Rs 1000 en récompense
Deux semaines après, elle fut rémunérée pour ses “services”. Ayant perdu la robe qu’elle avait empruntée à sa voisine, Jessree a demandé à Prithesh de lui remettre une partie de l’argent de la prostitution. “Je devais rembourser le coût de cette robe; j’ai demandé de l’argent à Prithesh et il m’a remis Rs 1000”, dit-elle.
La police, à jeudi dernier, était toujours à la recherche de Prithesh, le présumé proxénète, de Prakesh, le frère de celui-ci, ainsi que des six autres suspects impliqués dans cette affaire.
La misère est le quotidien de Jessree. Pour se faire quelques sous, elle travaille comme bonne à tout faire aussitôt que l’occasion se présente. Son père a quitté le toit familial alors qu’elle était encore petite. Sa mère, elle, travaille comme ouvrière dans une conserverie de poisson. Les deux ont refait leur vie, chacun de son côté, et Jessree vit chez Padmini, sa mère.
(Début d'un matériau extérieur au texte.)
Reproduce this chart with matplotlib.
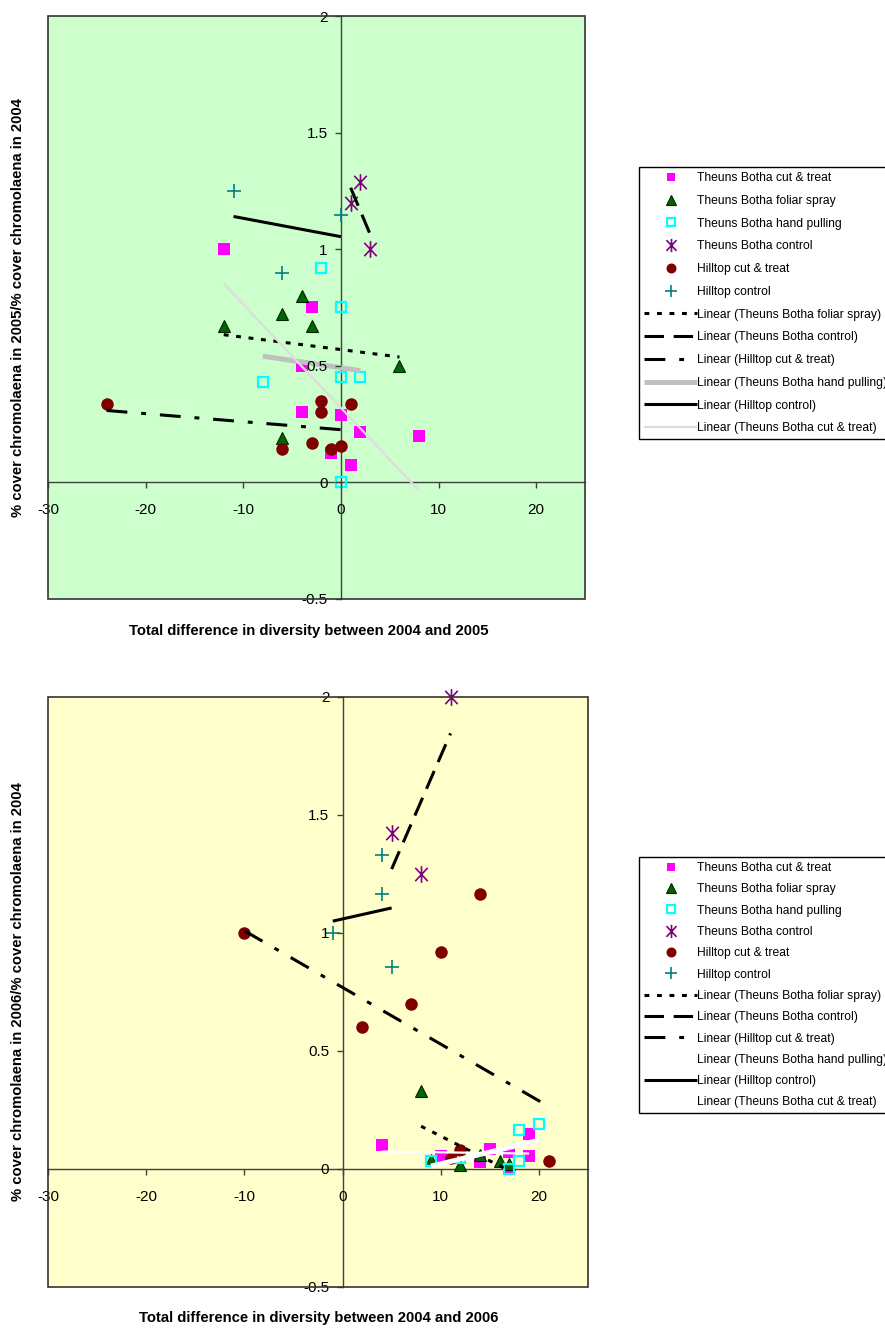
import numpy as np
import matplotlib
matplotlib.use("Agg")
import matplotlib.pyplot as plt
from matplotlib.path import Path
from matplotlib.patches import Rectangle

# ---- data: 2005 vs 2004 ----
tb_cut_x_05 = [-12, -3, -4, -4, 0, 2, -1, 1, 8]
tb_cut_y_05 = [1.0, 0.75, 0.50, 0.30, 0.29, 0.215, 0.125, 0.075, 0.20]
tb_fol_x_05 = [-12, -6, -4, -3, -6, 6]
tb_fol_y_05 = [0.67, 0.72, 0.80, 0.67, 0.19, 0.50]
tb_hand_x_05 = [-8, -2, 0, 0, 2, 0]
tb_hand_y_05 = [0.43, 0.92, 0.75, 0.45, 0.45, 0.0]
tb_ctrl_x_05 = [2, 1, 3]
tb_ctrl_y_05 = [1.29, 1.20, 1.00]
ht_cut_x_05 = [-24, -2, -2, 1, -6, -3, -1, 0]
ht_cut_y_05 = [0.335, 0.35, 0.30, 0.335, 0.145, 0.17, 0.145, 0.155]
ht_ctrl_x_05 = [-11, -6, 0]
ht_ctrl_y_05 = [1.25, 0.90, 1.145]

# ---- data: 2006 vs 2004 ----
tb_cut_x_06 = [4, 10, 14, 15, 17, 17, 19, 19]
tb_cut_y_06 = [0.10, 0.055, 0.03, 0.085, 0.07, 0.0, 0.15, 0.055]
tb_fol_x_06 = [8, 9, 12, 14, 16, 17]
tb_fol_y_06 = [0.33, 0.04, 0.015, 0.06, 0.035, 0.02]
tb_hand_x_06 = [9, 12, 17, 18, 18, 20]
tb_hand_y_06 = [0.035, 0.045, 0.0, 0.035, 0.165, 0.19]
tb_ctrl_x_06 = [11, 5, 8]
tb_ctrl_y_06 = [2.0, 1.425, 1.25]
ht_cut_x_06 = [-10, 2, 7, 10, 14, 21, 12, 11]
ht_cut_y_06 = [1.0, 0.60, 0.70, 0.92, 1.165, 0.035, 0.08, 0.045]
ht_ctrl_x_06 = [4, 4, -1, 5]
ht_ctrl_y_06 = [1.33, 1.165, 1.0, 0.855]

series_names = ["Theuns Botha cut & treat", "Theuns Botha foliar spray",
                "Theuns Botha hand pulling", "Theuns Botha control",
                "Hilltop cut & treat", "Hilltop control"]
x_ticks = [-30, -20, -10, 0, 10, 20]
y_ticks = [-0.5, 0, 0.5, 1, 1.5, 2]
y_tick_labels = ["-0.5", "0", "0.5", "1", "1.5", "2"]

plt.rcParams["font.family"] = ["Liberation Sans", "DejaVu Sans"]
plt.rcParams["lines.scale_dashes"] = False
plt.rcParams["axes.unicode_minus"] = False

star = Path([(0, -1), (0, 1), (-0.75, -0.8), (0.75, 0.8), (-0.75, 0.8), (0.75, -0.8)],
            [Path.MOVETO, Path.LINETO, Path.MOVETO, Path.LINETO, Path.MOVETO, Path.LINETO])

marker_styles = [
    dict(marker="s", ms=8, mfc="#FF00FF", mec="#FF00FF", mew=0),
    dict(marker="^", ms=8.5, mfc="#006600", mec="#002200", mew=0.8),
    dict(marker="s", ms=7, mfc="none", mec="#00FFFF", mew=1.6),
    dict(marker=star, ms=12, mfc="none", mec="#800080", mew=1.2),
    dict(marker="o", ms=9, mfc="#800000", mec="#800000", mew=0),
    dict(marker="+", ms=10, mfc="none", mec="#008080", mew=1.2),
]

lw_dash = 2.2


def trend_styles(light1, light2):
    # order as in legend: foliar, control, hilltop cut, hand pulling, hilltop control, cut & treat
    return [
        ("Linear (Theuns Botha foliar spray)", 1, dict(color="k", lw=lw_dash, dashes=(3.5, 5.5))),
        ("Linear (Theuns Botha control)", 3, dict(color="k", lw=lw_dash, dashes=(14, 7))),
        ("Linear (Hilltop cut & treat)", 4, dict(color="k", lw=lw_dash, dashes=(15, 10, 3.5, 10))),
        ("Linear (Theuns Botha hand pulling)", 2, dict(color=light1, lw=3.6)),
        ("Linear (Hilltop control)", 5, dict(color="k", lw=2.2)),
        ("Linear (Theuns Botha cut & treat)", 0, dict(color=light2, lw=1.6)),
    ]


def draw_panel(ax, data, bg, light1, light2, xlabel, ylabel, xl_pos, leg_anchor, leg_space):
    ax.set_facecolor(bg)
    ax.set_xlim(-30, 25)
    ax.set_ylim(-0.5, 2)
    handles = []
    for (xs, ys), name, st in zip(data, series_names, marker_styles):
        h, = ax.plot(xs, ys, ls="none", label=name, zorder=3, clip_on=False, **st)
        handles.append(h)
    for label, idx, st in trend_styles(light1, light2):
        xs, ys = np.array(data[idx][0], float), np.array(data[idx][1], float)
        k, b = np.polyfit(xs, ys, 1)
        xx = np.array([xs.min(), xs.max()])
        h, = ax.plot(xx, k * xx + b, label=label, zorder=4, solid_capstyle="butt",
                     dash_capstyle="butt", **st)
        handles.append(h)

    for s in ["top", "right"]:
        ax.spines[s].set_visible(False)
    ax.spines["left"].set_position(("data", 0))
    ax.spines["bottom"].set_position(("data", 0))
    for s in ["left", "bottom"]:
        ax.spines[s].set_color("#404040")
        ax.spines[s].set_linewidth(1.0)
    ax.add_patch(Rectangle((0, 0), 1, 1, transform=ax.transAxes, fill=False,
                           ec="#333333", lw=1.2, zorder=6, clip_on=False))
    ax.set_xticks(x_ticks)
    ax.set_yticks(y_ticks)
    ax.set_yticklabels(y_tick_labels)
    ax.tick_params(axis="both", direction="out", length=4.5, width=1, color="#404040",
                   labelsize=11)
    ax.tick_params(axis="x", pad=10.5)
    ax.tick_params(axis="y", pad=5)
    ax.xaxis.set_zorder(5)
    ax.yaxis.set_zorder(5)

    fig.text(xl_pos[0], xl_pos[1], xlabel, ha="center", va="center",
             fontsize=10.7, fontweight="bold")
    pos = ax.get_position()
    fig.text(18 / 885, (pos.y0 + pos.y1) / 2, ylabel, rotation=90, ha="center",
             va="center", fontsize=10.7, fontweight="bold")

    leg = fig.legend(handles=handles, loc="upper left", bbox_to_anchor=leg_anchor,
                     fontsize=8.7, frameon=True, fancybox=False, edgecolor="k",
                     framealpha=1, handlelength=4.4, handletextpad=0.0,
                     labelspacing=leg_space, borderpad=0.42, borderaxespad=0,
                     markerscale=0.8)
    leg.get_frame().set_linewidth(1.0)


fig = plt.figure(figsize=(8.85, 13.29), dpi=100)
ax1 = fig.add_axes([48 / 885, 1 - 599 / 1329, 537 / 885, 583 / 1329])
ax2 = fig.add_axes([48 / 885, 1 - 1287 / 1329, 540 / 885, 590 / 1329])

data05 = [(tb_cut_x_05, tb_cut_y_05), (tb_fol_x_05, tb_fol_y_05),
          (tb_hand_x_05, tb_hand_y_05), (tb_ctrl_x_05, tb_ctrl_y_05),
          (ht_cut_x_05, ht_cut_y_05), (ht_ctrl_x_05, ht_ctrl_y_05)]
data06 = [(tb_cut_x_06, tb_cut_y_06), (tb_fol_x_06, tb_fol_y_06),
          (tb_hand_x_06, tb_hand_y_06), (tb_ctrl_x_06, tb_ctrl_y_06),
          (ht_cut_x_06, ht_cut_y_06), (ht_ctrl_x_06, ht_ctrl_y_06)]

draw_panel(ax1, data05, "#CCFFCC", "#C0C0C0", "#DDDDDD",
           "Total difference in diversity between 2004 and 2005",
           "% cover chromolaena in 2005/% cover chromolaena in 2004",
           (309 / 885, 1 - 631 / 1329), (639 / 885, 1 - 167 / 1329), 0.89)
draw_panel(ax2, data06, "#FFFFCC", "white", "white",
           "Total difference in diversity between 2004 and 2006",
           "% cover chromolaena in 2006/% cover chromolaena in 2004",
           (319 / 885, 1 - 1318 / 1329), (639 / 885, 1 - 857 / 1329), 0.77)

fig.savefig("out.png", dpi=100)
Cette dernière, lorsque nous l’avons interrogée, nous a dit : “J’ai eu un choc quand j’ai appris cette nouvelle. La veille, ma fille et moi, nous nous sommes rendues à un enterrement dans la localité. Dans l’après-midi, je me suis rendue à mon travail et c’est à mon retour que les policiers sont venus m’annoncer que ma fille avait été prise en flagrant délit de prostitution. Jamais, elle ne m’avait confié qu’elle s’adonnait à la prostitution. Je ne sais pas ce qui lui est passé par la tête pour faire une telle chose”.
Le cas de Jessree est venu soulever la question de l’étendue du fléau de la prostitution infantile à Maurice. En 2002, un rapport sur la ‘Commercial Sexual Exploitation of Children in Mauritius’ (CSEC) faisait état de plus de 2600 enfants prostitués dans notre île. Si rien n’est fait, ce chiffre ira en augmentant.
ndlr : (des prénoms fictifs ont été utilisés).